--- Dataset records ---
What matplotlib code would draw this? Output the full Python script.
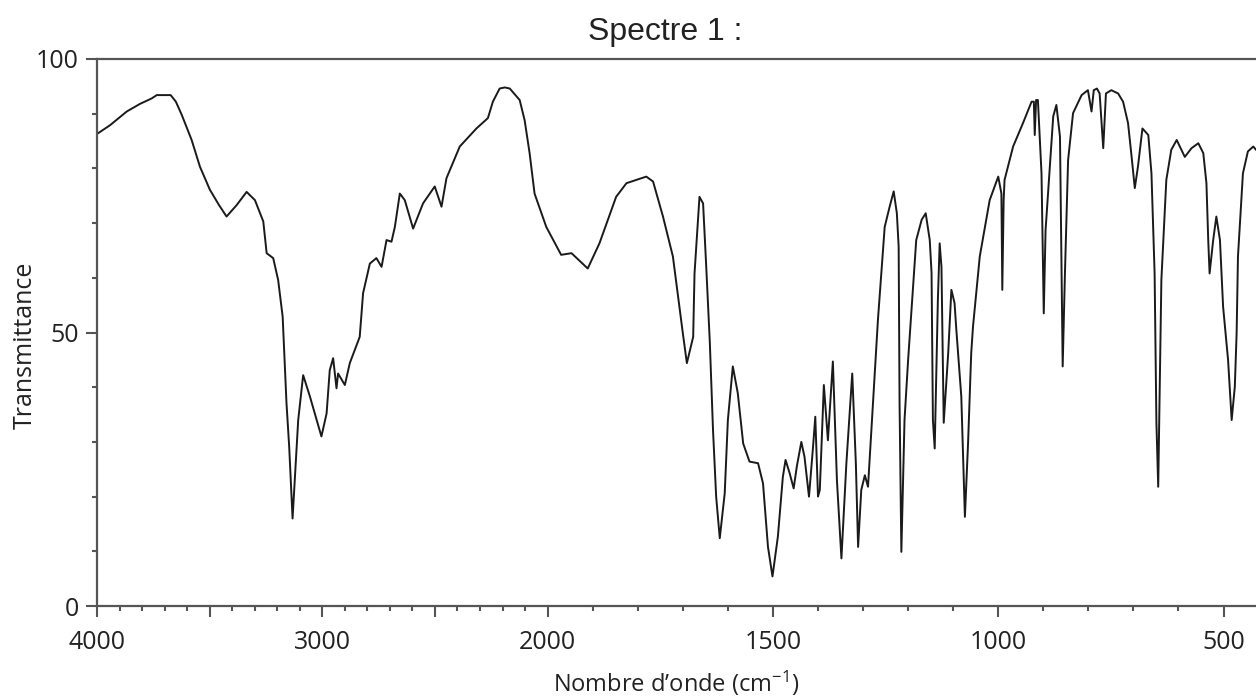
==
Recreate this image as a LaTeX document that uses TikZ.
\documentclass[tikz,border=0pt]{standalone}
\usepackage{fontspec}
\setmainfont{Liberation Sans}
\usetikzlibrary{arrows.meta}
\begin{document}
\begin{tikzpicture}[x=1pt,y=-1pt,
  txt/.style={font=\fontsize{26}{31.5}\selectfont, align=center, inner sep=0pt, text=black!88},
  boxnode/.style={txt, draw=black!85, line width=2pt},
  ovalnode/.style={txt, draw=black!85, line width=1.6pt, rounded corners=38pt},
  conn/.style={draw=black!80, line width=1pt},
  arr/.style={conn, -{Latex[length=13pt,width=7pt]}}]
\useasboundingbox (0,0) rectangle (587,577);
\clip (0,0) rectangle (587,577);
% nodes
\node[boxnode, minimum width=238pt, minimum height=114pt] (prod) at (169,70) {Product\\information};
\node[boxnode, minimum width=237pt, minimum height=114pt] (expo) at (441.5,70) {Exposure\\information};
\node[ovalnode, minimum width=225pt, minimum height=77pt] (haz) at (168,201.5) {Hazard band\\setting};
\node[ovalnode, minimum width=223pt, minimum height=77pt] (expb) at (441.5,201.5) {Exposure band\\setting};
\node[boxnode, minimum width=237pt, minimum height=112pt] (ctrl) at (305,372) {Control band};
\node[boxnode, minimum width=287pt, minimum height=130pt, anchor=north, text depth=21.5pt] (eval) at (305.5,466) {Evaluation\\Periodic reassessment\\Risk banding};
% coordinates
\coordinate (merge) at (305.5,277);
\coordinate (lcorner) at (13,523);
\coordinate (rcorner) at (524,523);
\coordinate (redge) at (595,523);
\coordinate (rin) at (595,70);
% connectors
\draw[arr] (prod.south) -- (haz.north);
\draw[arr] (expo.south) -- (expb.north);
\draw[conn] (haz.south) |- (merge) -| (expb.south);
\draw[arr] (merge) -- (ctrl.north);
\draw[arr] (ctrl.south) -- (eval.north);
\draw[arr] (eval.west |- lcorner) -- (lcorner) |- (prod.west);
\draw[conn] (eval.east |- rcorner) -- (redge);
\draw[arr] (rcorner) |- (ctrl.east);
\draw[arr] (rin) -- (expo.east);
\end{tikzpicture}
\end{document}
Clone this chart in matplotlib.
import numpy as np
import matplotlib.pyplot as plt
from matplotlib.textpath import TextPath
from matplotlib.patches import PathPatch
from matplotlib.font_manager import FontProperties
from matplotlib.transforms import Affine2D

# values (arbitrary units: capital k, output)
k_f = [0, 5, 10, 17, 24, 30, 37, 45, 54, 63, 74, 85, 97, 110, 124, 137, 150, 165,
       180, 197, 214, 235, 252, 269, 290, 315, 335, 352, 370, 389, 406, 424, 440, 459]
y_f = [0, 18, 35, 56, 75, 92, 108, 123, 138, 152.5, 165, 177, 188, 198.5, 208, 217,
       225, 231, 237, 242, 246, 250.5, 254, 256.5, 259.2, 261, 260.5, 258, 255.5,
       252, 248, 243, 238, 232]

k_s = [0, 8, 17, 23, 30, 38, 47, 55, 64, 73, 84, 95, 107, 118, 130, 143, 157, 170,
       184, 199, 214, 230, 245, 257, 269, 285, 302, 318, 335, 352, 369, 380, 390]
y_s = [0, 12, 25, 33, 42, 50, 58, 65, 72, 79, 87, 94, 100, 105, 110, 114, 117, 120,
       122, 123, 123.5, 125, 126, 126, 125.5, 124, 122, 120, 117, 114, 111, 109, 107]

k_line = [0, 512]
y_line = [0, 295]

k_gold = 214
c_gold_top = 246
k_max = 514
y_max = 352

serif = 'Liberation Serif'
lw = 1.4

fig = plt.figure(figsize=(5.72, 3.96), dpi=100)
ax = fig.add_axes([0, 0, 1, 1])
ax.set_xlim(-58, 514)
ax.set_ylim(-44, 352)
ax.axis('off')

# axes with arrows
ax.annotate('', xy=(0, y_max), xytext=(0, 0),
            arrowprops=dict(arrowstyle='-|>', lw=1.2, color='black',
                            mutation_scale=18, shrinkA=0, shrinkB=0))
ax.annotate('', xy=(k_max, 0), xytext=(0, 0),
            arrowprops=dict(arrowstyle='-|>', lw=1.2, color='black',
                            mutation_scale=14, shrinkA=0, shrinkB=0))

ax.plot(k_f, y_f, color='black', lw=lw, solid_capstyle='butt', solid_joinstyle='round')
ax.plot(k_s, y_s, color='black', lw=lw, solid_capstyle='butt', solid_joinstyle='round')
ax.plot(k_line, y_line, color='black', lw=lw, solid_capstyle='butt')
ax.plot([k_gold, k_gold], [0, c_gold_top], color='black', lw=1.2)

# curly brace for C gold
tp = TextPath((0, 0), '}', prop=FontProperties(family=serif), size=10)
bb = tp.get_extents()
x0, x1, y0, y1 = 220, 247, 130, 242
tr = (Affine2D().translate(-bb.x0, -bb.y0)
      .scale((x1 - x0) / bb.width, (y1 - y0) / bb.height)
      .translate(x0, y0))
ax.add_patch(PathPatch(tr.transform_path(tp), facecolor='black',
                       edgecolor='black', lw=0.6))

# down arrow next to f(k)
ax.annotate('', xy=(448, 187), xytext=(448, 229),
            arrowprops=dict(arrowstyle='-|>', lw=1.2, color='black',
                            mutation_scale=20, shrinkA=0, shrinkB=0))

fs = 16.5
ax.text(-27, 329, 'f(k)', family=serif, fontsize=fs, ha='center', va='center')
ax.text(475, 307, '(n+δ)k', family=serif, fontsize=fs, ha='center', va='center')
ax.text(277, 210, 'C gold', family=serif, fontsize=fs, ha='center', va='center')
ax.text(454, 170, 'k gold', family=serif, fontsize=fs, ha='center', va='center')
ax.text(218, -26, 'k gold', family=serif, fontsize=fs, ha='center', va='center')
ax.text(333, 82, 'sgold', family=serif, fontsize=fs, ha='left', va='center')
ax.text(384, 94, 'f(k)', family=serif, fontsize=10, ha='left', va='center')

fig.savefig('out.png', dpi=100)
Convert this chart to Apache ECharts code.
* * *
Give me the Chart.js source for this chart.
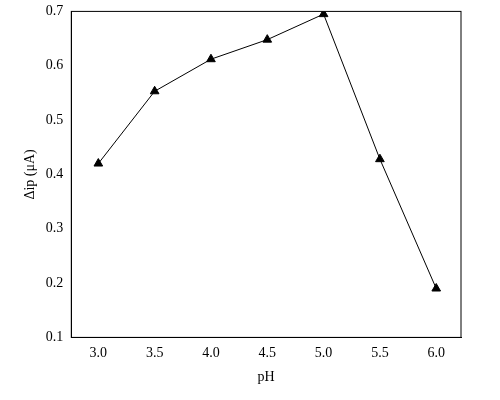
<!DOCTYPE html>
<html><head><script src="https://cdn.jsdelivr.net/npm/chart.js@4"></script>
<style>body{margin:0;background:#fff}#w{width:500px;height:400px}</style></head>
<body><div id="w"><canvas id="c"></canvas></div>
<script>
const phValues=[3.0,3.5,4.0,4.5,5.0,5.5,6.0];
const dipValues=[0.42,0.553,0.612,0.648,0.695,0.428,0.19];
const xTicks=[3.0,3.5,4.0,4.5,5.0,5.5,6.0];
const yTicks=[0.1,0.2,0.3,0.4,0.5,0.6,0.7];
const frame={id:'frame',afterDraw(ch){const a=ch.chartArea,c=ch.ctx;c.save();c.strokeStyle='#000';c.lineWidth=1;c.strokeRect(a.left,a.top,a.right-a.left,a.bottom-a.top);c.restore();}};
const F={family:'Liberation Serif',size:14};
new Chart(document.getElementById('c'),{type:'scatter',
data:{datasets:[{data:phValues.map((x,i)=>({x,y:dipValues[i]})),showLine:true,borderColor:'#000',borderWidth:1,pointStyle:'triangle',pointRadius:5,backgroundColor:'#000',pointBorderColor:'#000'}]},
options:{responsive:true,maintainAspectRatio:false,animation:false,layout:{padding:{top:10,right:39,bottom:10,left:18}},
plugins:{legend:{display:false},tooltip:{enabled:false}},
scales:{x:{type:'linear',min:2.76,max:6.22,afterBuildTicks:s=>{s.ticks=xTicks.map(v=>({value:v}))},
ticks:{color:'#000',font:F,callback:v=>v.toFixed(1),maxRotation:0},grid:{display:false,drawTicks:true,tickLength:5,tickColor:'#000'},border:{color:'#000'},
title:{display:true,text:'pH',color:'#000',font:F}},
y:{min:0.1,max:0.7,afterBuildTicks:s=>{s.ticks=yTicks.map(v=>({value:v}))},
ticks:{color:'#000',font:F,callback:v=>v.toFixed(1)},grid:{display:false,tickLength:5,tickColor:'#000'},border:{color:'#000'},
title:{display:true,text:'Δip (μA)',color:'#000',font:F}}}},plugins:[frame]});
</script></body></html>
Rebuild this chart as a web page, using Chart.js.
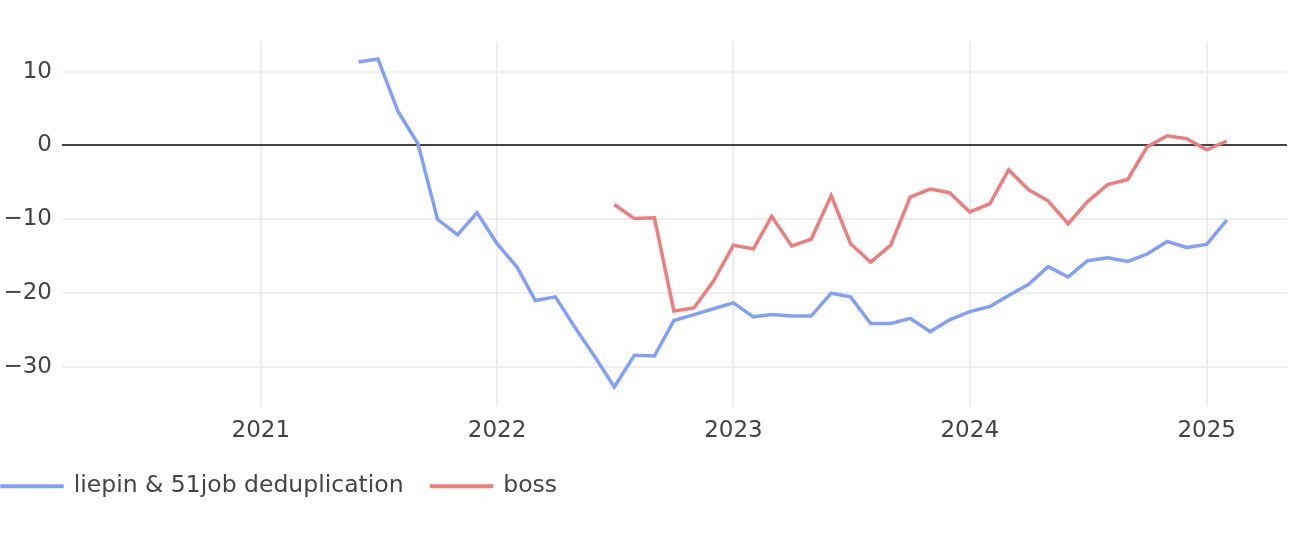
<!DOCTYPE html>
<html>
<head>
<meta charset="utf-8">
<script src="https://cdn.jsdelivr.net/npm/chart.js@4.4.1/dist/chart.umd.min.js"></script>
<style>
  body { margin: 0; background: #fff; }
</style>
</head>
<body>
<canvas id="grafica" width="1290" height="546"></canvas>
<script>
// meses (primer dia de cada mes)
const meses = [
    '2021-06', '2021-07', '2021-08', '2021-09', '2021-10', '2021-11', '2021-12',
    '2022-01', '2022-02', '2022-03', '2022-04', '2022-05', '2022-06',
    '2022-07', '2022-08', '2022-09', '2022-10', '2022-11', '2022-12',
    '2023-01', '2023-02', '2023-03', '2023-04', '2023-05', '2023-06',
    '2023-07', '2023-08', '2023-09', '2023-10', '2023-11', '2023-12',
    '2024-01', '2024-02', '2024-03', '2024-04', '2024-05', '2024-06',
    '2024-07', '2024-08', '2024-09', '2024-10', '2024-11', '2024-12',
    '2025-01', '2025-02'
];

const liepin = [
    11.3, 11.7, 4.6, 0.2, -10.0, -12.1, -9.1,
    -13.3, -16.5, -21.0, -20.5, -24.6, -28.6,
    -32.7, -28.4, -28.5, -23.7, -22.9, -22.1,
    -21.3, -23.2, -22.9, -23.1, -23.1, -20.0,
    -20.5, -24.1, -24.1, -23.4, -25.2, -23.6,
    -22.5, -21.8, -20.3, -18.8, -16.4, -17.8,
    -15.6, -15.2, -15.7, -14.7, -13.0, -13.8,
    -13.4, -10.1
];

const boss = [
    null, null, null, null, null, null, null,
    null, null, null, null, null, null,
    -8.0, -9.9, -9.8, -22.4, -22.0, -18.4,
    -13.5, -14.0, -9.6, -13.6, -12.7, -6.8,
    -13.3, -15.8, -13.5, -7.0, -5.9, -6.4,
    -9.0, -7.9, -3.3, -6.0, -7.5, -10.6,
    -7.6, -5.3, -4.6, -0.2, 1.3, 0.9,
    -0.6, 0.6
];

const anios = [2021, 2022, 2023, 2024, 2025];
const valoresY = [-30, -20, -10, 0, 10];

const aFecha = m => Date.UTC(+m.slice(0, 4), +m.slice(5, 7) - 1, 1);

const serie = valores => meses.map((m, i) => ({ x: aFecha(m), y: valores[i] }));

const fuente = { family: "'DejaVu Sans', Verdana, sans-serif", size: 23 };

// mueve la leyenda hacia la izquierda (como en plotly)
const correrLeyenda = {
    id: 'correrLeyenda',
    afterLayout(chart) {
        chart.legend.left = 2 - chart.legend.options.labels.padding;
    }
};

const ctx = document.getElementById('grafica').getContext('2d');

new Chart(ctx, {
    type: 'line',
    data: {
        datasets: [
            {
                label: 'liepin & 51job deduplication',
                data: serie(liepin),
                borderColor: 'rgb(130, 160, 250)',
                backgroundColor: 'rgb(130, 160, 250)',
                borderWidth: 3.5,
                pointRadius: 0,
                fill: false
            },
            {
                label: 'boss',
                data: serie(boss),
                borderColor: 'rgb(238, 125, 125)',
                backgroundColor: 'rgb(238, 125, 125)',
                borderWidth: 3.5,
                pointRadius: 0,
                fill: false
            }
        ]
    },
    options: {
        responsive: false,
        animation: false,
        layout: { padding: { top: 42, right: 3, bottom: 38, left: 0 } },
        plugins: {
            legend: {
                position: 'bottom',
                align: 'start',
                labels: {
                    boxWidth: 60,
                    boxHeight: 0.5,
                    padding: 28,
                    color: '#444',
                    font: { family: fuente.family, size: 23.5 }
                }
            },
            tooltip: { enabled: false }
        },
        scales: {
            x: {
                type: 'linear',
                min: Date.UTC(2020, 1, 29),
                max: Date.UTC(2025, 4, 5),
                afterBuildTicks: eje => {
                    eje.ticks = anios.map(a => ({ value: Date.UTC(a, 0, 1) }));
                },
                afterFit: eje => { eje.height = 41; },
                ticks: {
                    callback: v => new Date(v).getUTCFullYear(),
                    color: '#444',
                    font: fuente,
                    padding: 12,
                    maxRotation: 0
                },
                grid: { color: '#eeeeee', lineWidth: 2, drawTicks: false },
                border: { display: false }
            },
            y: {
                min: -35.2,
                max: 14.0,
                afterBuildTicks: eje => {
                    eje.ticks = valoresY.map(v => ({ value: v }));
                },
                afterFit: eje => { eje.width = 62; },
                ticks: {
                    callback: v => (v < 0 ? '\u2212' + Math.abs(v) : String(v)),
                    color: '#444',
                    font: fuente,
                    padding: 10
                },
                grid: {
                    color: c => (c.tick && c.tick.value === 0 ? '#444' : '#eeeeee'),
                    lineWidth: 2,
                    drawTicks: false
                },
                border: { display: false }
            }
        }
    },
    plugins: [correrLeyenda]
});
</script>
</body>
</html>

--- The request ---
Return exactly the lines above from the line that has "Clone this chart in matplotlib." through the line that has "mutation_scale=14, shrinkA=0, shrinkB=0))", inclusive, and nothing else.

--- Final answer ---
Clone this chart in matplotlib.
import numpy as np
import matplotlib.pyplot as plt
from matplotlib.textpath import TextPath
from matplotlib.patches import PathPatch
from matplotlib.font_manager import FontProperties
from matplotlib.transforms import Affine2D

# values (arbitrary units: capital k, output)
k_f = [0, 5, 10, 17, 24, 30, 37, 45, 54, 63, 74, 85, 97, 110, 124, 137, 150, 165,
       180, 197, 214, 235, 252, 269, 290, 315, 335, 352, 370, 389, 406, 424, 440, 459]
y_f = [0, 18, 35, 56, 75, 92, 108, 123, 138, 152.5, 165, 177, 188, 198.5, 208, 217,
       225, 231, 237, 242, 246, 250.5, 254, 256.5, 259.2, 261, 260.5, 258, 255.5,
       252, 248, 243, 238, 232]

k_s = [0, 8, 17, 23, 30, 38, 47, 55, 64, 73, 84, 95, 107, 118, 130, 143, 157, 170,
       184, 199, 214, 230, 245, 257, 269, 285, 302, 318, 335, 352, 369, 380, 390]
y_s = [0, 12, 25, 33, 42, 50, 58, 65, 72, 79, 87, 94, 100, 105, 110, 114, 117, 120,
       122, 123, 123.5, 125, 126, 126, 125.5, 124, 122, 120, 117, 114, 111, 109, 107]

k_line = [0, 512]
y_line = [0, 295]

k_gold = 214
c_gold_top = 246
k_max = 514
y_max = 352

serif = 'Liberation Serif'
lw = 1.4

fig = plt.figure(figsize=(5.72, 3.96), dpi=100)
ax = fig.add_axes([0, 0, 1, 1])
ax.set_xlim(-58, 514)
ax.set_ylim(-44, 352)
ax.axis('off')

# axes with arrows
ax.annotate('', xy=(0, y_max), xytext=(0, 0),
            arrowprops=dict(arrowstyle='-|>', lw=1.2, color='black',
                            mutation_scale=18, shrinkA=0, shrinkB=0))
ax.annotate('', xy=(k_max, 0), xytext=(0, 0),
            arrowprops=dict(arrowstyle='-|>', lw=1.2, color='black',
                            mutation_scale=14, shrinkA=0, shrinkB=0))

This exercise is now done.